Nell Bernstein is being honored as a Champion of Change for her dedication to the well-being of children of incarcerated parents.
When I learned that the White House would be holding an event focused on the needs of children of incarcerated parents, I had to catch my breath. Ten years ago, when I wrote my book on the subject, All Alone in the World: Children of the Incarcerated, I could not even have imagined such a convening. Numerous as they were, these children were almost entirely overlooked by the multiple systems that take charge of their lives once a parent is incarcerated. As I researched the book, talking to children and their families across the country, I met a group of visionaries – dedicated advocates who were doing all they could to make sure that these children were not overlooked. When I learned that I would be joining many of these, my personal heroes – Liz Gaynes and Emani Davis at the Osborne Association in New York; Carol Burton at Centerforce in California; Dee Ann Newell at Arkansas Voices for the Children Left Behind and others whose passion and dedication has led the way for these children to be seen and heard – I thought I might be dreaming.

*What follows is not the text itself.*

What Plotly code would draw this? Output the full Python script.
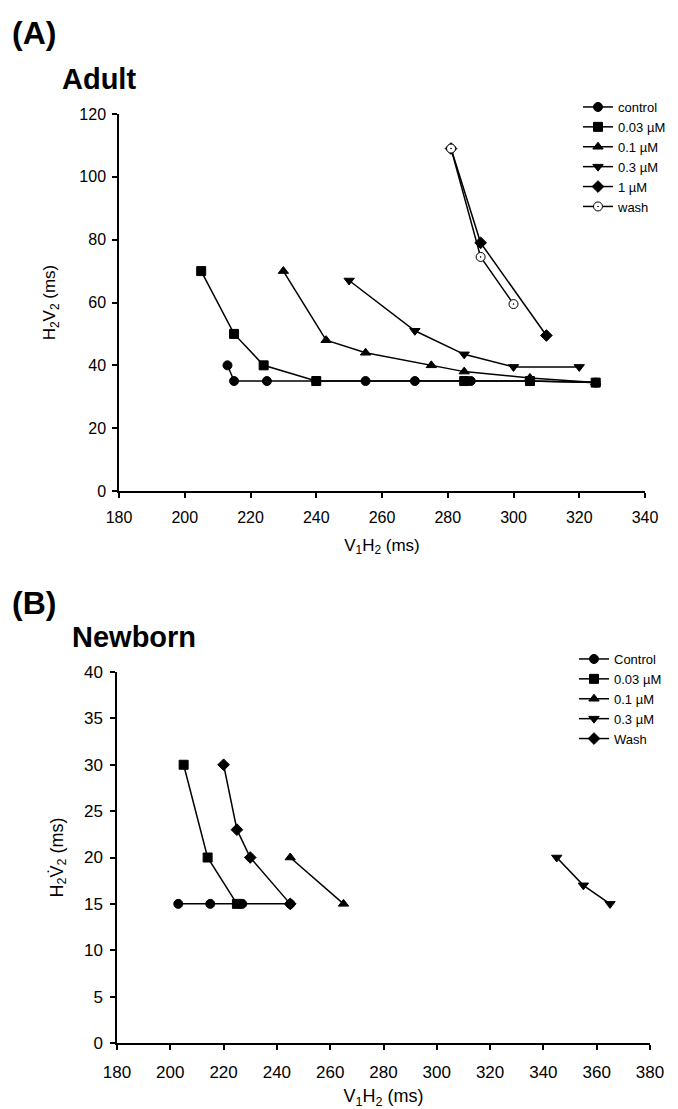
import plotly.graph_objects as go

# ---------------- Panel A (Adult) ----------------
a_control_x = [213, 215, 225, 240, 255, 270, 287, 305, 325]
a_control_y = [40, 35, 35, 35, 35, 35, 35, 35, 34.5]
a_003_x = [205, 215, 224, 240, 285, 305, 325]
a_003_y = [70, 50, 40, 35, 35, 35, 34.5]
a_01_x = [230, 243, 255, 275, 285, 305, 325]
a_01_y = [70, 48, 44, 40, 38, 36, 34.5]
a_03_x = [250, 270, 285, 300, 320]
a_03_y = [67, 51, 43.5, 39.5, 39.5]
a_1_x = [281, 290, 310]
a_1_y = [109, 79, 49.5]
a_wash_x = [281, 290, 300]
a_wash_y = [109, 74.5, 59.5]

# ---------------- Panel B (Newborn) ----------------
b_control_x = [203, 215, 227, 245]
b_control_y = [15, 15, 15, 15]
b_003_x = [205, 214, 225]
b_003_y = [30, 20, 15]
b_01_x = [245, 265]
b_01_y = [20, 15]
b_03_x = [345, 355, 365]
b_03_y = [20, 17, 15]
b_wash_x = [220, 225, 230, 245]
b_wash_y = [30, 23, 20, 15]

labels_a = ["control", "0.03 µM", "0.1 µM", "0.3 µM", "1 µM", "wash"]
labels_b = ["Control", "0.03 µM", "0.1 µM", "0.3 µM", "Wash"]

FONT = "Arial, Liberation Sans, sans-serif"
fig = go.Figure()

def add(x, y, name, symbol, axis, legend, fill="black", size=9):
    fig.add_trace(go.Scatter(
        x=x, y=y, name=name, mode="lines+markers",
        line=dict(color="black", width=1.5),
        marker=dict(symbol=symbol, size=size, color=fill,
                    line=dict(color="black", width=1)),
        xaxis="x" if axis == 1 else "x2",
        yaxis="y" if axis == 1 else "y2",
        legend=legend,
    ))

syms_a = ["circle", "square", "triangle-up", "triangle-down", "diamond", "circle-dot"]
data_a = [(a_control_x, a_control_y), (a_003_x, a_003_y), (a_01_x, a_01_y),
          (a_03_x, a_03_y), (a_1_x, a_1_y), (a_wash_x, a_wash_y)]
for (x, y), lab, s in zip(data_a, labels_a, syms_a):
    add(x, y, lab, s, 1, "legend", fill="white" if s == "circle-dot" else "black")

syms_b = ["circle", "square", "triangle-up", "triangle-down", "diamond"]
data_b = [(b_control_x, b_control_y), (b_003_x, b_003_y), (b_01_x, b_01_y),
          (b_03_x, b_03_y), (b_wash_x, b_wash_y)]
for (x, y), lab, s in zip(data_b, labels_b, syms_b):
    add(x, y, lab, s, 2, "legend2")

W, H = 678, 1109
OFF = 8  # page body margin
def px(v): return (v - OFF) / W
def py(v): return 1 - (v - OFF) / H

def axis_style(fs, lso):
    return dict(showline=True, linecolor="black", linewidth=1.5,
                ticks="outside", ticklen=5, tickcolor="black", tickwidth=1.5,
                showgrid=False, zeroline=False, automargin=False,
                ticklabelstandoff=lso,
                tickfont=dict(family=FONT, size=fs, color="black"))

fig.update_layout(
    template="none",
    width=W, height=H,
    paper_bgcolor="white", plot_bgcolor="white",
    margin=dict(l=0, r=0, t=0, b=0, autoexpand=False),
    font=dict(family=FONT, color="black"),
    xaxis=dict(domain=[px(119), px(645)], range=[180, 340], dtick=20, anchor="y",
               title=dict(text="V<sub>1</sub>H<sub>2</sub> (ms)",
                          font=dict(family=FONT, size=17), standoff=14),
               **axis_style(16, 6)),
    yaxis=dict(domain=[py(491), py(114)], range=[0, 120], dtick=20, anchor="x",
               title=dict(text="H<sub>2</sub>V<sub>2</sub> (ms)",
                          font=dict(family=FONT, size=17), standoff=19),
               **axis_style(16, 3)),
    xaxis2=dict(domain=[px(117), px(650)], range=[180, 380], dtick=20, anchor="y2",
                title=dict(text="V<sub>1</sub>H<sub>2</sub> (ms)",
                           font=dict(family=FONT, size=18), standoff=8),
                **axis_style(17, 8)),
    yaxis2=dict(domain=[py(1043), py(672)], range=[0, 40], dtick=5, anchor="x2",
                title=dict(text="H<sub>2</sub>V̇<sub>2</sub> (ms)",
                           font=dict(family=FONT, size=18), standoff=16),
                **axis_style(17, 4)),
    legend=dict(x=px(578), y=py(92), xanchor="left", yanchor="top",
                bgcolor="rgba(0,0,0,0)", font=dict(family=FONT, size=13),
                itemwidth=30, tracegroupgap=0),
    legend2=dict(x=px(574), y=py(644), xanchor="left", yanchor="top",
                 bgcolor="rgba(0,0,0,0)", font=dict(family=FONT, size=13),
                 itemwidth=30, tracegroupgap=0),
    annotations=[
        dict(text="<b>(A)</b>", x=px(10), y=py(33), xref="paper", yref="paper",
             xanchor="left", yanchor="middle", showarrow=False,
             font=dict(family=FONT, size=32)),
        dict(text="<b>Adult</b>", x=px(60), y=py(79), xref="paper", yref="paper",
             xanchor="left", yanchor="middle", showarrow=False,
             font=dict(family=FONT, size=29)),
        dict(text="<b>(B)</b>", x=px(10), y=py(603), xref="paper", yref="paper",
             xanchor="left", yanchor="middle", showarrow=False,
             font=dict(family=FONT, size=32)),
        dict(text="<b>Newborn</b>", x=px(70), y=py(637), xref="paper", yref="paper",
             xanchor="left", yanchor="middle", showarrow=False,
             font=dict(family=FONT, size=29)),
    ],
)

fig.write_html("out.html")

Today, roughly 1.7 million children have a parent or parents in prison, and 2.4 million have a parent in either jail or prison. One in ten American children has a parent under criminal justice supervision – in jail, prison, on probation or parole – on any given day. Despite these astonishing numbers, these children are only now beginning to be recognize and their needs addressed.

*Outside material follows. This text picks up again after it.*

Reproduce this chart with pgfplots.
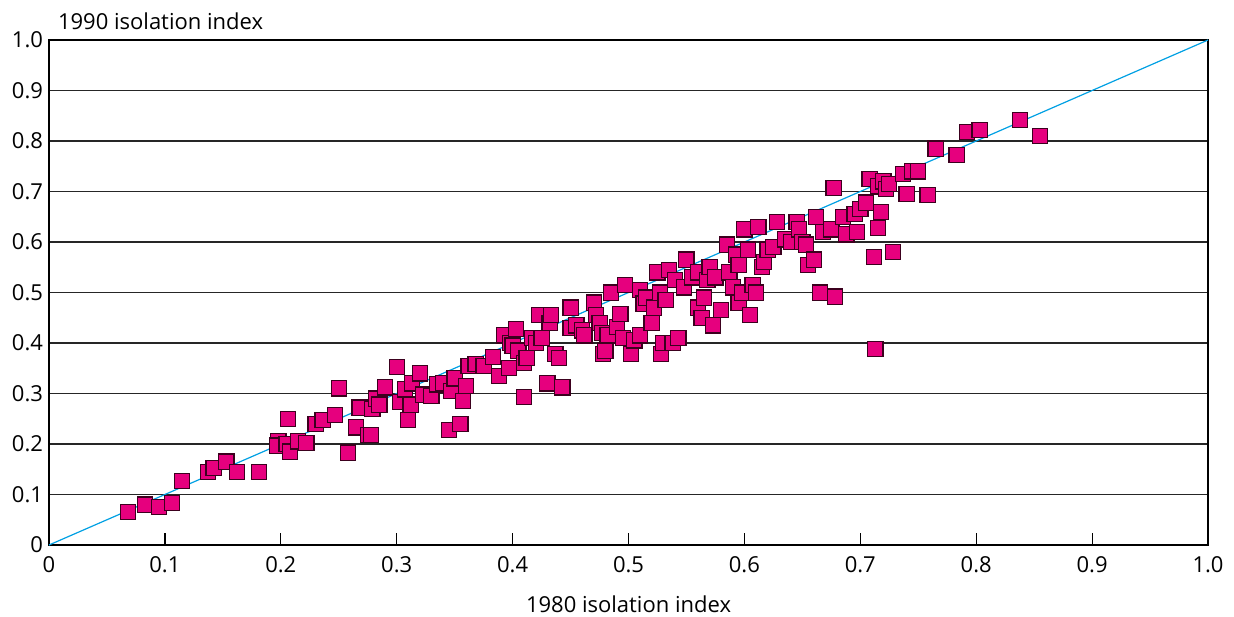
\documentclass[border=0pt]{standalone}
\usepackage{fontspec}
\setmainfont{Open Sans}
\usepackage{pgfplots}
\pgfplotsset{compat=1.18}
\definecolor{pinkfill}{RGB}{230,0,126}
\definecolor{pinkedge}{RGB}{60,0,30}
\definecolor{diag}{RGB}{0,160,227}
\begin{document}
\begin{tikzpicture}
\path[use as bounding box] (-24.5pt,-35.5pt) rectangle (592.5pt,272.5pt);
\begin{axis}[
  at={(0,0)}, anchor=south west,
  scale only axis, width=579.5pt, height=252.5pt,
  xmin=0, xmax=1, ymin=0, ymax=1,
  xtick={0,0.1,0.2,0.3,0.4,0.5,0.6,0.7,0.8,0.9,1.0},
  xticklabels={0,0.1,0.2,0.3,0.4,0.5,0.6,0.7,0.8,0.9,1.0},
  ytick={0,0.1,0.2,0.3,0.4,0.5,0.6,0.7,0.8,0.9,1.0},
  yticklabels={0,0.1,0.2,0.3,0.4,0.5,0.6,0.7,0.8,0.9,1.0},
  xtick pos=lower, ytick pos=left,
  tick align=inside,
  xtick style={black, line width=0.6pt},
  ytick style={draw=none},
  major tick length=6pt,
  ymajorgrids, grid style={black!85, line width=0.65pt},
  axis line style={black, line width=0.7pt},
  ticklabel style={font=\fontsize{11}{13}\selectfont},
  /pgf/number format/assume math mode=true,
  yticklabel style={xshift=0.5pt},
  xticklabel style={anchor=base, yshift=-13.5pt},
  title={1990 isolation index},
  title style={at={(axis description cs:0,1)}, anchor=south west, xshift=1pt, yshift=-4.3pt, font=\fontsize{11}{13}\selectfont},
  xlabel={1980 isolation index},
  xlabel style={at={(axis description cs:0.5,0)}, anchor=base, yshift=-33.5pt, font=\fontsize{11}{13}\selectfont},
]
\addplot[diag, line width=0.6pt] coordinates {(0,0) (1,1)};
\addplot[only marks, mark=square*, mark size=3.8pt,
  mark options={fill=pinkfill, draw=pinkedge, line width=0.6pt}] table {
x y
0.068 0.065
0.083 0.080
0.095 0.075
0.106 0.083
0.115 0.127
0.137 0.145
0.142 0.152
0.153 0.165
0.162 0.145
0.181 0.145
0.198 0.205
0.197 0.197
0.205 0.200
0.206 0.250
0.208 0.185
0.215 0.205
0.222 0.202
0.230 0.240
0.236 0.248
0.247 0.258
0.250 0.310
0.258 0.183
0.265 0.233
0.268 0.272
0.275 0.218
0.278 0.218
0.279 0.270
0.282 0.290
0.285 0.278
0.290 0.312
0.300 0.353
0.303 0.283
0.307 0.308
0.310 0.248
0.312 0.278
0.313 0.320
0.320 0.340
0.323 0.298
0.330 0.295
0.335 0.318
0.340 0.320
0.345 0.228
0.347 0.305
0.350 0.330
0.355 0.240
0.357 0.285
0.360 0.315
0.362 0.355
0.368 0.358
0.375 0.355
0.383 0.372
0.388 0.335
0.393 0.415
0.397 0.350
0.398 0.400
0.400 0.395
0.403 0.428
0.405 0.385
0.410 0.360
0.410 0.293
0.412 0.370
0.417 0.410
0.420 0.400
0.423 0.455
0.425 0.410
0.430 0.320
0.432 0.440
0.433 0.455
0.437 0.378
0.440 0.370
0.443 0.312
0.450 0.470
0.450 0.430
0.455 0.435
0.460 0.425
0.462 0.415
0.470 0.480
0.472 0.455
0.475 0.440
0.477 0.420
0.478 0.378
0.480 0.385
0.482 0.415
0.485 0.500
0.490 0.432
0.493 0.458
0.495 0.410
0.497 0.515
0.502 0.378
0.505 0.405
0.510 0.415
0.510 0.505
0.513 0.478
0.515 0.490
0.520 0.440
0.522 0.470
0.525 0.540
0.527 0.500
0.528 0.378
0.530 0.400
0.532 0.485
0.535 0.545
0.538 0.400
0.540 0.525
0.543 0.410
0.548 0.510
0.550 0.565
0.555 0.530
0.560 0.540
0.560 0.470
0.563 0.450
0.565 0.490
0.568 0.525
0.570 0.550
0.573 0.435
0.575 0.530
0.580 0.465
0.585 0.595
0.587 0.540
0.590 0.510
0.593 0.575
0.595 0.555
0.595 0.480
0.598 0.500
0.600 0.625
0.603 0.585
0.605 0.455
0.607 0.515
0.610 0.500
0.612 0.630
0.615 0.550
0.617 0.560
0.620 0.585
0.625 0.590
0.628 0.640
0.635 0.605
0.640 0.600
0.645 0.640
0.647 0.625
0.650 0.600
0.653 0.595
0.655 0.555
0.660 0.565
0.662 0.650
0.665 0.500
0.668 0.620
0.675 0.625
0.677 0.707
0.678 0.492
0.685 0.650
0.688 0.615
0.695 0.655
0.697 0.620
0.700 0.665
0.705 0.678
0.708 0.725
0.712 0.570
0.713 0.388
0.715 0.628
0.715 0.710
0.718 0.660
0.720 0.720
0.722 0.705
0.725 0.715
0.728 0.580
0.737 0.735
0.740 0.695
0.745 0.740
0.750 0.740
0.758 0.693
0.765 0.785
0.783 0.772
0.792 0.818
0.803 0.822
0.838 0.842
0.855 0.810
};
\end{axis}
\end{tikzpicture}
\end{document}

For the past ten years, I have worked as the coordinator of the San Francisco Children of Incarcerated Parents Partnership (SFCIPP), a coalition of service providers, representatives of government bodies, advocates and others convened by the Zellerbach Family Foundation. Together we developed and advocate for a Bill of Rights for Children of Incarcerated Parents. We are joined in this work by others all across the country who have found in the Bill of Rights a banner under which they and the children could gather and make their voices heard. Together, SFCIPP has worked towards and achieved goals such as a police protocol that keeps children safe and acknowledged when a parent is arrested; the One Family Initiative, which has made the San Francisco County Jail one of the first in the country to have a written policy giving children the opportunity for meaningful contact visits with their parents, rather than struggling to reach them through glass on a scratchy telephone; and Project WHAT, which supports teenagers and young adults who have experienced parental incarceration in speaking to audiences across the country on their own behalf in order to inform the policies and practices that affect them, and in developing training curricula for teachers, social workers, and the various other agencies whose workers will interact with children whose parents are behind bars. Across the country, our allies are doing the same and more.
Children of prisoners have a daunting array of needs. They need a safe place to live and people to care for them in their parents’ absence, as well as everything else a parent might be expected to provide: food, clothing, medical care. But beyond these material requirements, young people themselves identify less tangible, but equally compelling, needs. They need to be told the truth about their parents’ situation. They need someone to listen without judging, so that their parents’ status need not remain a secret. They need the companionship of others who share their experience, so they can know they are not alone. They need contact with their parents—to have that relationship recognized and valued even under adverse circumstances. And—rather than being stigmatized for their parents’ actions or status—they need to be treated with respect, offered opportunity, and recognized as having potential.
For these needs to be met – these rights to be recognized – they need first and foremost to be acknowledged and heard. That the White House is creating a forum that will make this possible is a powerful sign that the nation is ready to step up and listen to a group of children whose dazzling potential demands our support.
Nell Bernstein is an author and Coordinator of the San Francisco Children of Incarcerated Parents Partnership.